NEW YORK (Reuters) - The euro declined to its lowest level against the dollar in six weeks on Wednesday as data showing an unexpectedly large contraction of the euro zone economy raised expectations for more monetary easing by the European Central Bank.
The dollar again rose to a 4-1/2-year high against the yen as investors debated the outlook and policies affecting the U.S. economy against those affecting Japan, though it pared gains midway through the New York session to trade flat and remained there for the New York trading afternoon.
While it has been the yen that investors have focused on in recent days, the euro dominated on Wednesday as it fell for a fifth straight session against the greenback. Data showed Germany’s economy crept back into growth at the start of the year, but not by enough to stop the overall euro zone economy from contracting for a sixth straight quarter. France, meanwhile, slid into recession.
By contrast, the United States is showing signs of a recovery, underpinning expectations that the Federal Reserve may wind down its asset-purchasing program by the end of the year.
The dollar briefly pared gains after data showed manufacturing activity in New York state contracted unexpectedly in May as new orders and shipments of finished goods fell, but that was not enough to deflect the overall trend.
Inflation data showed U.S. producer prices recording their largest drop in three years in April, pointing to weak inflation pressures that should give the Fed latitude to keep monetary policy very accommodative.
“The U.S. economy appears to be improving, albeit slowly, while the euro zone GDP data overnight reinforced expectations of additional easing from the ECB, either through lower interest rates or through nonstandard measures such as negative deposit rates,” said Omer Esiner, chief market analyst at Commonwealth Foreign Exchange in Washington, D.C.
“That contrasts with a growing notion that the Fed is inching closer to an exit strategy,” he said.

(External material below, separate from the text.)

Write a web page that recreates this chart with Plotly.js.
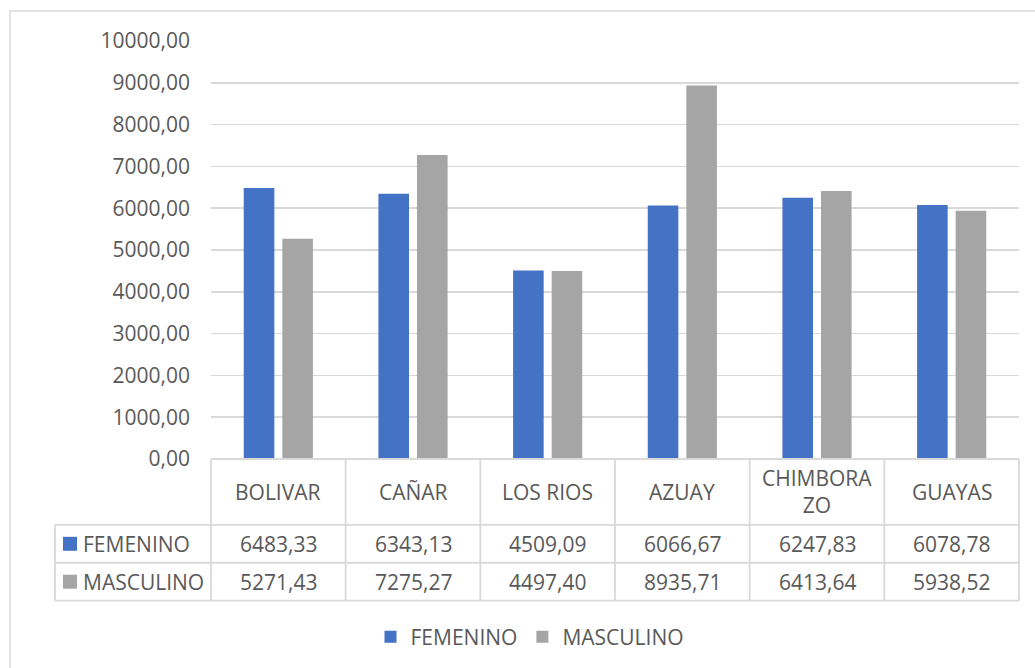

The euro fell as low as $1.2842, its lowest since April 4, and last traded down 0.3 percent against the dollar at $1.2879. Against the yen, the euro last traded at 131.82 yen, down 0.4 percent on the day.
European Central Bank officials have said they could ease monetary policy further, and perhaps even take the deposit rate - the level at which banks park their surplus cash with the central bank - below zero if the economy slowed.
A cut in the deposit rate would make holding euros unattractive and could lead to a broad selloff.
Concerns about the euro zone’s recession trumped positive news out of Greece, with 10-year Greek government bond yields tumbling to their lowest in nearly three years, one day after Fitch upgraded the country’s sovereign credit ratings.
Separately, the International Monetary Fund’s executive board approved a $1.3 billion, three-year loan to Cyprus on Wednesday, part of a larger international bailout to help the Mediterranean country avoid defaulting on its debt.
The dollar earlier in the global session rose as high as 102.76 yen on Reuters trading platform, its highest since October 2008 and the fifth rise in as many days. But dollar gains were pared during the North American session on falling U.S. Treasury bond yields. Yields move inversely to price.
The dollar last traded at 102.35 yen, little changed on the day, according to Reuters data.
Dollar/yen “is a one-way trade and no one knows what to do,” said George Dowd, head of the foreign exchange desk at Newedge USA LLC in Chicago. “It’s difficult to buy at 102.50 but if you don’t buy you miss it. There has been no pullback since late March.”
The dollar is now up 18.1 percent for the year against the yen. Though there are seven months until the year closes, if gains were to hold at this level it would be the best year since 1979 when the dollar rose 23.68 percent against the yen.
Some $4.92 billion in euros changed hands on Wednesday on Reuters Dealing and $3.23 billion in yen.